Ninth Circuit Expands Liability Exposure to "Successor"
If an employer withdraws from participation in an underfunded multiemployer pension plan, the employer can be assessed withdrawal liability based on its allocated share of the plan's unfunded vested benefits.
Of course, there are exceptions.
Withdrawal liability will not apply to an employer in the building and construction industry who ceases all operations. Of course, there is an exception to this exception: if within 5 years after the cessation, the employer returns to operations in the area covered by the CBA, withdrawal liability may be assessed.
Now there is a new exception: even if an employer ceases all operations, it is possible to assess withdrawal liability against a “successor” employer. The Seventh Circuit, and recently the Ninth, have held that a bona fide successor employer can be subject to withdrawal liability, so long as the successor took over the business with notice of the liability.
And that raises the key issue: how do we determine if a business is a successor subject to withdrawal liability?
Here is the fact pattern in the case recently (Sept 2015) addressed by the Ninth Circuit (Resilient Floor Covering Trust Fund Board of Trustees v. Michael's Floor Covering Inc.).
Toward the end of 2009, after 50 years in operation, the president and chairman of Studer’s Floor Covering informed his sales staff that Studer’s would close at the end of the year. Shortly after that announcement, one of those staff members, Michael Haasl, formed his own company, Michael’s Floor Covering, (“Michael’s”) to perform work similar to what Struder’s had done.
Michael’s obtained a lease on the same storefront and warehouse Studer’s had long occupied. That lease’s term began on January 1, 2010, the day immediately after Studer’s’ lease terminated. Michaels bought outdoor signs very similar to those that Studer’s used.With Studer’s authorization, Michael’s arranged to take over Studer’s’ business telephone numbers at the end of 2009.
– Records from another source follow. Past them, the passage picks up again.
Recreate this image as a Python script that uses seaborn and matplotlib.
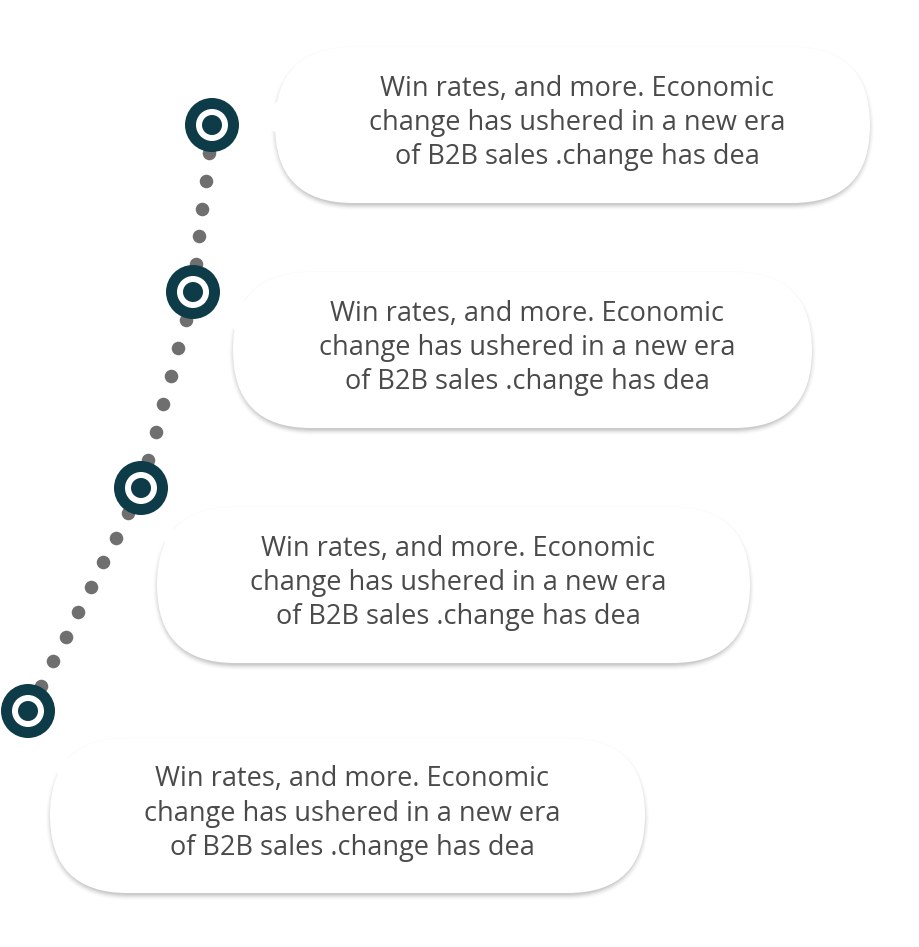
import matplotlib
matplotlib.use('Agg')
import matplotlib.pyplot as plt
import seaborn as sns
import numpy as np
from matplotlib.patches import FancyBboxPatch, Polygon, Circle

sns.set_style("white")
plt.rcParams['font.family'] = ['Open Sans', 'DejaVu Sans']

# step markers (pixel coords, y down)
marker_x = [212, 193, 141, 28]
marker_y = [125, 292, 488, 711]
# bubbles: left, top, right, bottom
box_left = [275, 233, 157, 50]
box_top = [47, 272, 507, 738]
box_right = [870, 812, 750, 645]
box_bottom = [203, 428, 663, 893]
# pointer tips
tip_x = [255, 215, 158, 48]
tip_y = [125, 305, 525, 748]
texts = ["Win rates, and more. Economic\nchange has ushered in a new era\nof B2B sales .change has dea"] * 4

DARK = '#0d3c48'
GRAY_DOT = '#6f6f6f'
TEXT = '#4a4a4a'

fig = plt.figure(figsize=(9.2, 9.47), dpi=100)
ax = fig.add_axes([0, 0, 1, 1])
ax.set_xlim(0, 920)
ax.set_ylim(947, 0)
ax.axis('off')

# dotted connectors
for i in range(len(marker_x) - 1):
    x0, y0, x1, y1 = marker_x[i], marker_y[i], marker_x[i + 1], marker_y[i + 1]
    d = np.hypot(x1 - x0, y1 - y0)
    n = int(d // 27)
    t = np.linspace(0, 1, n + 1)[1:-1]
    t = t[(t * d > 22) & ((1 - t) * d > 22)]
    ax.scatter(x0 + (x1 - x0) * t, y0 + (y1 - y0) * t, s=95, color=GRAY_DOT, zorder=2, linewidths=0)

# bubbles
for i in range(4):
    l, tp, r, b = box_left[i], box_top[i], box_right[i], box_bottom[i]
    w, h = r - l, b - tp
    for k, a in zip(range(6, 0, -1), [0.015, 0.02, 0.03, 0.04, 0.05, 0.05]):
        ax.add_patch(FancyBboxPatch((l - k + 2, tp - k + 5), w + 2 * k - 4, h + 2 * k - 4,
                                    boxstyle=f"round,pad=0,rounding_size={h / 2 + k}",
                                    fc='black', ec='none', alpha=a, zorder=3))
    ax.add_patch(Polygon([(tip_x[i], tip_y[i]), (l + 30, tp + 25), (l + 30, tp + 95)],
                         closed=True, fc='white', ec='none', zorder=4))
    ax.add_patch(FancyBboxPatch((l, tp), w, h, boxstyle=f"round,pad=0,rounding_size={h / 2}",
                                fc='white', ec='none', zorder=4))
    ax.text((l + r) / 2 + 5, (tp + b) / 2 - 2, texts[i], ha='center', va='center', fontsize=19.5,
            color=TEXT, linespacing=1.3, zorder=5)

# markers
for x, y in zip(marker_x, marker_y):
    ax.add_patch(Circle((x, y), 27, fc=DARK, ec='none', zorder=6))
    ax.add_patch(Circle((x, y), 16, fc='white', ec='none', zorder=7))
    ax.add_patch(Circle((x, y), 10, fc=DARK, ec='none', zorder=8))

fig.savefig('out.png', dpi=100, facecolor='white')
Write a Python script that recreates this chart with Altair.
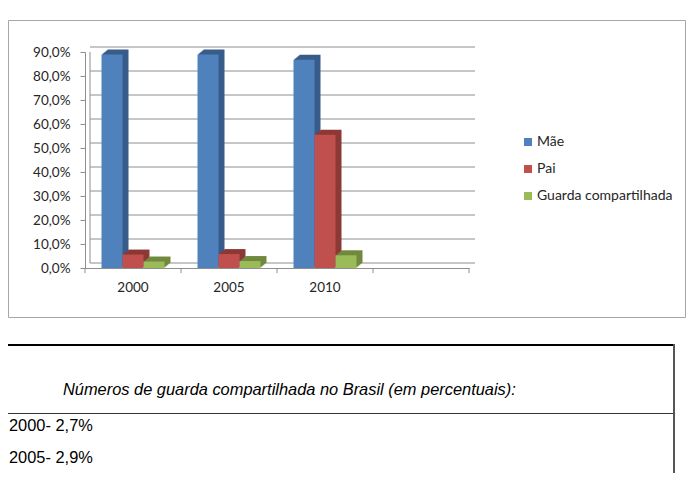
import altair as alt
import pandas as pd

# ---------------- data ----------------
years = ["2000", "2005", "2010"]
slots = years + [" "]                      # fourth, empty category slot
series = ["Mãe", "Pai", "Guarda compartilhada"]
mae = [0.890, 0.890, 0.868]
pai = [0.056, 0.058, 0.555]
guarda = [0.027, 0.029, 0.053]
front_colors = ["#4F81BD", "#C0504D", "#9BBB59"]
side_colors = ["#385D8A", "#8C3836", "#71893F"]
y_ticks = [0.0, 0.1, 0.2, 0.3, 0.4, 0.5, 0.6, 0.7, 0.8, 0.9]
table_title = "Números de guarda compartilhada no Brasil (em percentuais):"
table_lines = ["2000- 2,7%", "2005- 2,9%"]

rows = []
for i, yr in enumerate(years):
    for s, vals in zip(series, [mae, pai, guarda]):
        rows.append({"ano": yr, "serie": s, "valor": vals[i]})
df = pd.DataFrame(rows)
df_ticks = pd.DataFrame({"v": y_ticks})
df_wall = pd.DataFrame({"lo": [y_ticks[0]], "hi": [y_ticks[-1]]})
df_slots = pd.DataFrame({"ano": slots})
one = pd.DataFrame({"a": [0]})

# ---------------- layout ----------------
W, H = 384, 216
BAND = W / len(slots)
BAR_W = 21
DX, DY = 6, 5          # 3D depth
FONT = "Lato"
GRID = "#8E8E8E"

xscale = alt.Scale(domain=slots, paddingInner=0, paddingOuter=0)
yscale = alt.Scale(domain=[0, 0.9], nice=False, zero=True)
cscale = alt.Scale(domain=series, range=front_colors)

y_axis = alt.Axis(values=y_ticks, title=None, grid=False,
                  labelExpr="replace(format(datum.value, '.1%'), '.', ',')",
                  tickSize=5, labelPadding=10, domainColor=GRID, tickColor=GRID,
                  labelFont=FONT, labelFontSize=13.5, labelColor="#262626")
x_axis = alt.Axis(title=None, grid=False, labelAngle=0, ticks=False,
                  labelPadding=12, domainColor=GRID,
                  labelFont=FONT, labelFontSize=13.5, labelColor="#262626")
legend = alt.Legend(title=None, orient="none", legendX=436, legendY=83,
                    symbolType="square", symbolSize=64,
                    labelFont=FONT, labelFontSize=14, labelColor="#262626",
                    rowPadding=13, labelOffset=2)


def bar_layer(j, shift, front):
    base = alt.Chart(df).transform_filter(alt.datum.serie == series[j])
    mark = base.mark_bar(width=BAR_W, xOffset=(j - 1) * BAR_W + shift,
                         yOffset=-shift * DY / DX)
    enc = dict(
        x=alt.X("ano:N", scale=xscale, axis=x_axis),
        y=alt.Y("valor:Q", scale=yscale, axis=y_axis),
    )
    if front:
        enc["color"] = alt.Color("serie:N", scale=cscale, legend=legend)
    else:
        enc["color"] = alt.value(side_colors[j])
    return mark.encode(**enc)


layers = []
# outer chart frame
layers.append(alt.Chart(one).mark_rect(fillOpacity=0, stroke="#A6A6A6", strokeWidth=1).encode(
    x=alt.value(-76.5), x2=alt.value(600.5), y=alt.value(-31.5), y2=alt.value(265.5)))
# back-wall gridlines
layers.append(alt.Chart(df_ticks).mark_rule(yOffset=-DY, color=GRID, strokeWidth=1).encode(
    x=alt.value(DX - 1), x2=alt.value(W + DX),
    y=alt.Y("v:Q", scale=yscale, axis=y_axis)))
# back wall left edge
layers.append(alt.Chart(df_wall).mark_rule(yOffset=-DY, color=GRID).encode(
    x=alt.value(DX - 1), y=alt.Y("lo:Q", scale=yscale, axis=y_axis), y2="hi:Q"))
# category boundary ticks on the x axis
layers.append(alt.Chart(df_slots).mark_rule(xOffset=-BAND / 2, color=GRID).encode(
    x=alt.X("ano:N", scale=xscale, axis=x_axis), y=alt.value(H), y2=alt.value(H + 5)))
layers.append(alt.Chart(one).mark_rule(color=GRID).encode(
    x=alt.value(W), y=alt.value(H), y2=alt.value(H + 5)))
# bars: stepped side/top faces, then front faces
for j in range(len(series)):
    for k in range(DX, 0, -1):
        layers.append(bar_layer(j, k, False))
    layers.append(bar_layer(j, 0, True))

# table below the chart
layers.append(alt.Chart(one).mark_rule(color="#000000", strokeWidth=2).encode(
    x=alt.value(-85), x2=alt.value(590), y=alt.value(293)))
layers.append(alt.Chart(one).mark_rule(color="#333333", strokeWidth=1).encode(
    x=alt.value(-85), x2=alt.value(589), y=alt.value(361.5)))
layers.append(alt.Chart(one).mark_rule(color="#555555", strokeWidth=2).encode(
    x=alt.value(589), y=alt.value(292), y2=alt.value(440)))
layers.append(alt.Chart(pd.DataFrame({"t": [table_title]})).mark_text(
    align="left", baseline="middle", font="Liberation Sans", fontSize=16.4,
    fontStyle="italic", color="#000000").encode(
    x=alt.value(-22), y=alt.value(338), text="t:N"))
for i, line in enumerate(table_lines):
    layers.append(alt.Chart(pd.DataFrame({"t": [line]})).mark_text(
        align="left", baseline="middle", font="Liberation Sans", fontSize=16.4,
        color="#000000").encode(
        x=alt.value(-76), y=alt.value(374 + 32 * i), text="t:N"))

chart = alt.layer(*layers).properties(
    width=W, height=H,
    autosize=alt.AutoSizeParams(type="none"),
    padding={"left": 77, "top": 44, "right": 218, "bottom": 205},
).configure_view(stroke=None)

chart.save("out.html", embed_options={"renderer": "svg", "actions": False})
Studer’s sold most, though not all, of its tools, equipment, and inventory at a publicly advertised liquidation sale in the fall of 2009. At that sale, Michael’s purchased about 30% of
the tools, equipment and inventory.
Although “Studer’s did not sell, give, or otherwise assign its customer lists or any portion of
its customer information to Michael’s, Mike Haasl knew the identity of many of Studer’s customers and suppliers through his work over the course of 19 years as a salesman
for Studer’s.” Michael’s used those existing business relationships in developing its business.
In Michael’s’ first two years of operation, it employed eight installers; otherwise, Michael’s outsourced installation work to independent contractors. Of the eight employee installers, five had previously worked for Studer’s at one time or another.
The proportion of Studer’s customers retained by Michael’s depends on the mode of calculation used. The district court found that “many of Studer’s customers became Michael’s customers.” The Fund asserts that Michael’s obtained the bulk of its business during its start-up phase from Studer’s’ customers, largely business customers. For example, all but seven of Michael’s’ business customers in its first three months of operation had been Studer’s customers during Studer’s last year of business. Michael’s counters that only 80 or so of the 868 customers Michael’s served in its first two years were former Studer’s clients.
How Would You Rule?
Is Michael’s a “successor” to Struder’s, and therefore liable for Struder’s withdrawal liability?
The District Court said no, based on the small number of Struder’s employees later employed by Michael’s. The Appeals Court said this approach was wrong, the employee count was backwards: you need to measure how many installers at Michael’s had previously worked for Struder’s. And the Appeals Court decided that continuity of the customer base was a more important factor to be considered. So the case was remanded to District Court for reconsideration.
What does this mean for you?
This case reminds us that the construction industry exemption is not absolute. Employers leaving an underfunded plan can still be assessed, either by returning to activity within five years, or by operating a business that is substantially a continuation of the old business.
Even in the building and construction trades, you should be evaluating all employer withdrawals for potential assessment of withdrawal liability.
Test your participating employers regularly for partial withdrawals.
Devise procedures to monitor for the full five years of nonactivity
Be aware that it may be possible to assess successor liability, so design procedures to identify any potential successor business.
Hold regular discussions on the topic with your fund’s attorney.
We just weathered a prolonged economic downturn that undoubtedly impacted your employer census. As conditions begin to improve, some of the departed may return to business. Consider a special study to review contribution data over the last decade, to search for potential complete or partial withdrawals, estimate the potential allocated liability, and test for violations of the exemption. How far back you can go depends in part, on state law, but there is a limit, so starting the process as soon as possible makes sense.